Retype the material below. Keep every word exactly as it is.
---
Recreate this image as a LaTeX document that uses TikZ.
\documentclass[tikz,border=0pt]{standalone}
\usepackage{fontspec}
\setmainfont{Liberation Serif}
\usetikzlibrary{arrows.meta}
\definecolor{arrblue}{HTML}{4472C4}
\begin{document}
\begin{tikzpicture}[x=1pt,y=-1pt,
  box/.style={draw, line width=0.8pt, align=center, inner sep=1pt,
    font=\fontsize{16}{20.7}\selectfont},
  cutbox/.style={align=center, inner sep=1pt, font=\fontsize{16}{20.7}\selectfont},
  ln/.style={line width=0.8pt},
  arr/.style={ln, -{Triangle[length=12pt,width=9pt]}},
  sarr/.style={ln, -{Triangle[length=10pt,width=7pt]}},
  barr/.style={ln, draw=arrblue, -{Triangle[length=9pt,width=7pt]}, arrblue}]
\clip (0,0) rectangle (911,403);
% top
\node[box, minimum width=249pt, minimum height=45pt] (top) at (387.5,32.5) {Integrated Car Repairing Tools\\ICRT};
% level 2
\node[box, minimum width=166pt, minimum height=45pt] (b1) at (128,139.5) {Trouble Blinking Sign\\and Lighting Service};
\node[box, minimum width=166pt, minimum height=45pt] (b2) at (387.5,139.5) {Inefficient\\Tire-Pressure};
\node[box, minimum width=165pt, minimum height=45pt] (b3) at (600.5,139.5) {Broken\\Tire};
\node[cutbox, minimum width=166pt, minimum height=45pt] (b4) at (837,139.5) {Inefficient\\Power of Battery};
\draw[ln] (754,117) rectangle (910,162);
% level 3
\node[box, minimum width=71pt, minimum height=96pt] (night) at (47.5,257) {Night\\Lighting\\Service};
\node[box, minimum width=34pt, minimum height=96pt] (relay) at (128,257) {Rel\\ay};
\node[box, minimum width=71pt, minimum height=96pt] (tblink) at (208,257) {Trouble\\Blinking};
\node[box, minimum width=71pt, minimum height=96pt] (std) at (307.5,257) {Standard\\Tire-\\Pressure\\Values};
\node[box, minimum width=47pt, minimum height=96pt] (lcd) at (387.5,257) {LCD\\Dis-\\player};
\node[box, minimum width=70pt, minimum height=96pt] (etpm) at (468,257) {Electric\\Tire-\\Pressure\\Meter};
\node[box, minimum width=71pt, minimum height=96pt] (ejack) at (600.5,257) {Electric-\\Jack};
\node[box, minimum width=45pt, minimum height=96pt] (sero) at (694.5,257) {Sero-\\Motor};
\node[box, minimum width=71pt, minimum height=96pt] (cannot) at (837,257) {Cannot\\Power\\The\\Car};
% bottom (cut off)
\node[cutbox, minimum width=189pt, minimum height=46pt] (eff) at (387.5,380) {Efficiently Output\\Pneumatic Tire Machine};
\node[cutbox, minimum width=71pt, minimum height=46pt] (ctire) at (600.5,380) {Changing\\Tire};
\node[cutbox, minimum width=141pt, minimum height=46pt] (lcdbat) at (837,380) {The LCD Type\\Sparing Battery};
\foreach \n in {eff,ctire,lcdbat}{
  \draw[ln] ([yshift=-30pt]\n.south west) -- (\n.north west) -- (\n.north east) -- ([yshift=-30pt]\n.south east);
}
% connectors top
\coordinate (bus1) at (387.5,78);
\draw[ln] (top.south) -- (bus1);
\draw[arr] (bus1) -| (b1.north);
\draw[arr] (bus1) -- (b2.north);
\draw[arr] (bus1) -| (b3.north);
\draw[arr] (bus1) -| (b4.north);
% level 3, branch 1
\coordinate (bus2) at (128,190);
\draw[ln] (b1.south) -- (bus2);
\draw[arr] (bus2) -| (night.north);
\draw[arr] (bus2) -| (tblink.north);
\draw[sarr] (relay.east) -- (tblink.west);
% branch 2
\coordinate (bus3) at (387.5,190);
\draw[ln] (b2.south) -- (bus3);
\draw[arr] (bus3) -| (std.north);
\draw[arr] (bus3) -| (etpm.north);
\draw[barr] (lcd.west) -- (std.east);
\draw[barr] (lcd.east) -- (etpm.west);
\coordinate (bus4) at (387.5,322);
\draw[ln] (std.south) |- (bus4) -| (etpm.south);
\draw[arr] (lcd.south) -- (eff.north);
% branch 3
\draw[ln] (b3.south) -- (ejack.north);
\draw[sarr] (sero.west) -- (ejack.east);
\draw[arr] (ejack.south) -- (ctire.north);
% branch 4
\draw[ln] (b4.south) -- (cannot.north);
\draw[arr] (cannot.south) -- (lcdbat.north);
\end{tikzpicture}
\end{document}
---
### COMPLETE OUTPUT
Recreate this image as a LaTeX document that uses TikZ.
\documentclass[tikz,border=0pt]{standalone}
\usepackage{fontspec}
\setmainfont{Liberation Serif}
\usetikzlibrary{arrows.meta}
\definecolor{arrblue}{HTML}{4472C4}
\begin{document}
\begin{tikzpicture}[x=1pt,y=-1pt,
  box/.style={draw, line width=0.8pt, align=center, inner sep=1pt,
    font=\fontsize{16}{20.7}\selectfont},
  cutbox/.style={align=center, inner sep=1pt, font=\fontsize{16}{20.7}\selectfont},
  ln/.style={line width=0.8pt},
  arr/.style={ln, -{Triangle[length=12pt,width=9pt]}},
  sarr/.style={ln, -{Triangle[length=10pt,width=7pt]}},
  barr/.style={ln, draw=arrblue, -{Triangle[length=9pt,width=7pt]}, arrblue}]
\clip (0,0) rectangle (911,403);
% top
\node[box, minimum width=249pt, minimum height=45pt] (top) at (387.5,32.5) {Integrated Car Repairing Tools\\ICRT};
% level 2
\node[box, minimum width=166pt, minimum height=45pt] (b1) at (128,139.5) {Trouble Blinking Sign\\and Lighting Service};
\node[box, minimum width=166pt, minimum height=45pt] (b2) at (387.5,139.5) {Inefficient\\Tire-Pressure};
\node[box, minimum width=165pt, minimum height=45pt] (b3) at (600.5,139.5) {Broken\\Tire};
\node[cutbox, minimum width=166pt, minimum height=45pt] (b4) at (837,139.5) {Inefficient\\Power of Battery};
\draw[ln] (754,117) rectangle (910,162);
% level 3
\node[box, minimum width=71pt, minimum height=96pt] (night) at (47.5,257) {Night\\Lighting\\Service};
\node[box, minimum width=34pt, minimum height=96pt] (relay) at (128,257) {Rel\\ay};
\node[box, minimum width=71pt, minimum height=96pt] (tblink) at (208,257) {Trouble\\Blinking};
\node[box, minimum width=71pt, minimum height=96pt] (std) at (307.5,257) {Standard\\Tire-\\Pressure\\Values};
\node[box, minimum width=47pt, minimum height=96pt] (lcd) at (387.5,257) {LCD\\Dis-\\player};
\node[box, minimum width=70pt, minimum height=96pt] (etpm) at (468,257) {Electric\\Tire-\\Pressure\\Meter};
\node[box, minimum width=71pt, minimum height=96pt] (ejack) at (600.5,257) {Electric-\\Jack};
\node[box, minimum width=45pt, minimum height=96pt] (sero) at (694.5,257) {Sero-\\Motor};
\node[box, minimum width=71pt, minimum height=96pt] (cannot) at (837,257) {Cannot\\Power\\The\\Car};
% bottom (cut off)
\node[cutbox, minimum width=189pt, minimum height=46pt] (eff) at (387.5,380) {Efficiently Output\\Pneumatic Tire Machine};
\node[cutbox, minimum width=71pt, minimum height=46pt] (ctire) at (600.5,380) {Changing\\Tire};
\node[cutbox, minimum width=141pt, minimum height=46pt] (lcdbat) at (837,380) {The LCD Type\\Sparing Battery};
\foreach \n in {eff,ctire,lcdbat}{
  \draw[ln] ([yshift=-30pt]\n.south west) -- (\n.north west) -- (\n.north east) -- ([yshift=-30pt]\n.south east);
}
% connectors top
\coordinate (bus1) at (387.5,78);
\draw[ln] (top.south) -- (bus1);
\draw[arr] (bus1) -| (b1.north);
\draw[arr] (bus1) -- (b2.north);
\draw[arr] (bus1) -| (b3.north);
\draw[arr] (bus1) -| (b4.north);
% level 3, branch 1
\coordinate (bus2) at (128,190);
\draw[ln] (b1.south) -- (bus2);
\draw[arr] (bus2) -| (night.north);
\draw[arr] (bus2) -| (tblink.north);
\draw[sarr] (relay.east) -- (tblink.west);
% branch 2
\coordinate (bus3) at (387.5,190);
\draw[ln] (b2.south) -- (bus3);
\draw[arr] (bus3) -| (std.north);
\draw[arr] (bus3) -| (etpm.north);
\draw[barr] (lcd.west) -- (std.east);
\draw[barr] (lcd.east) -- (etpm.west);
\coordinate (bus4) at (387.5,322);
\draw[ln] (std.south) |- (bus4) -| (etpm.south);
\draw[arr] (lcd.south) -- (eff.north);
% branch 3
\draw[ln] (b3.south) -- (ejack.north);
\draw[sarr] (sero.west) -- (ejack.east);
\draw[arr] (ejack.south) -- (ctire.north);
% branch 4
\draw[ln] (b4.south) -- (cannot.north);
\draw[arr] (cannot.south) -- (lcdbat.north);
\end{tikzpicture}
\end{document}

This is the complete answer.